By Bonny Van

The Catholic Commentator

Wearing a bright red shirt and pants, topped off with a green fleece jacket, Greg Oivanki walks into a Baton Rouge grocery with his wife Sarah who is pushing a grocery cart and checking out the produce. All around them, shoppers do double takes while store employees smile and talk about their behavior, naughty or nice, with this special customer, one who looks exactly like Santa Claus.



Greg Oivanki plays St. Nicholas, the Catholic saint, at a pancake breakfast fundraiser at Immaculate Conception Church in Denham Springs. The event raised money for students to attend the March for Life campaign in Washington, D.C. in January. Photo provided by Rozalyn Duplantis

“I told the guys I’d put in a good word for them but I think they made the naughty list this year,” smiled a supervisor as she walked by Oivanki as he stood by the dairy section.

“I’ll check it twice, tell them not to worry,” smiled Oivanki.

“My four-year-old has been very good,” the supervisor said as she walked past a second time. “I’ve been good.”

“Man, I’ve got four grandkids, they’ve all been good – even though I’m not,” laughed another employee stocking shelves down an aisle. “Take care of the babies, please!”

“No problem!” said Oivanki. 

With large expressive eyes, a turned up nose, ready smile and distinctive laugh, Oivanki did not aspire to the role he now finds himself playing, either Santa or St. Nicholas. It just evolved, he said, when he began growing a beard after he was laid off from his job as an engineer in the petrochemical industry.
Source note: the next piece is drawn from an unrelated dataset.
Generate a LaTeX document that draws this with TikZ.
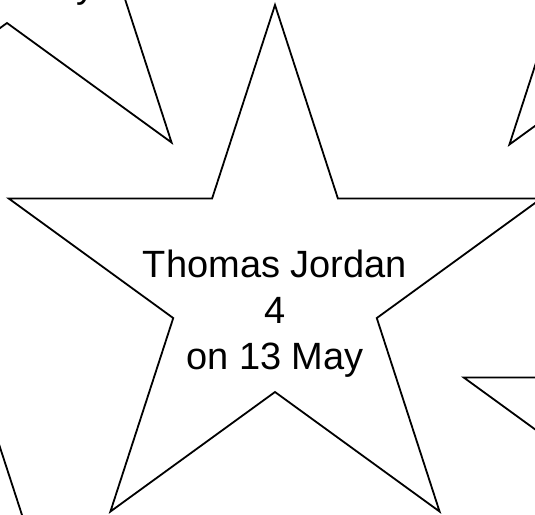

“People said, ‘You ought to be Santa Claus,’ ” Oivanki recalled. “So I ordered an outfit in December 2016 and been playing Santa every year since 2016.”

Now sporting long gray locks and a full mustache and beard, Oivanki doesn’t just look the part, he said he has “some pedigree” to the historical figure. 

“My paternal grandparents are from Finland,” he said. “My cousin lives eight kilometers south of Santa’s Village in Rovaniemi. In 1994, she and I, my mother and dad went to Finland and visited Santa’s Village, and my birthday is December 24.”

Spreading Christmas cheer and joy comes naturally for Oivanki, a former seminarian student at St. Joseph Cathedral Prep Seminary School in Baton Rouge who is active in the choir and as a cantor at Immaculate Conception Church in Denham Springs. Oivanki, a baritone, and his wife both sing in the Baton Rouge Symphony chorus. This musical Santa also plays six instruments including piano, organ, trumpet, flute, guitar, banjo and mandolin and plans to write an arrangement for the song “Santa Claus is Coming to Town,” for the symphony to perform.

And, like his jolly counterpart, Oivanki speaks the language of children all over the world – or at least in eight countries. He is fluent in Spanish and speaks some Finnish. And, his background in Latin from seminary school makes for an easy transition into several other languages including French, Portuguese, Italian, Swahili and Japanese.

Oivanki recalled playing Santa at a festival at his church in 2017 on a day set aside for elementary school children.

“That was a lot of fun,” he said. “Of course, I got some comments about my outfit … ‘Those aren’t really boots.’ I had some chaps on. Now, I have a pair of boots with fur on top so it looks more authentic. But I learned my lesson from that. You pick up things from that.”

And his long gray hair will continue to grow, he said, brushing it back with his fingers, to the consternation of his wife.  Oivanki, a cancer survivor, said he planned to grow it for five years then donate it to make wigs for people with cancer. He has two more years to go.

“I’m used to him with short hair. I watch him combing
this long stuff out in the morning … ,” Sarah trails off, shaking her head.

Oivanki most recently played St. Nicholas, the Catholic saint, at a pancake breakfast fundraiser at Immaculate Conception Church to raise money for students to attend the March for Life campaign in Washington, D.C. in January. 

Sarah has no plans to play Mrs. Claus alongside her husband. And, the couple, married since 1975 and parishioners at Immaculate Conception Church since then, admit Christmas is not a year-round season for them. They don’t keep decorations on permanent display and Oivanki’s appearances only take place during one month of the year.

But, when you like, sound and act like Santa, it’s tough not to play along, no matter what time of year.

“It gives me a certain pleasure when children ask, ‘How are you doing?’ and seeing their faces light up,” said Oivanki. “I’ll get requests for small things and sometimes I’ll say, ‘You’ll have to speak up,’ so their parents can hear. That’s the trick to it – making children happy.”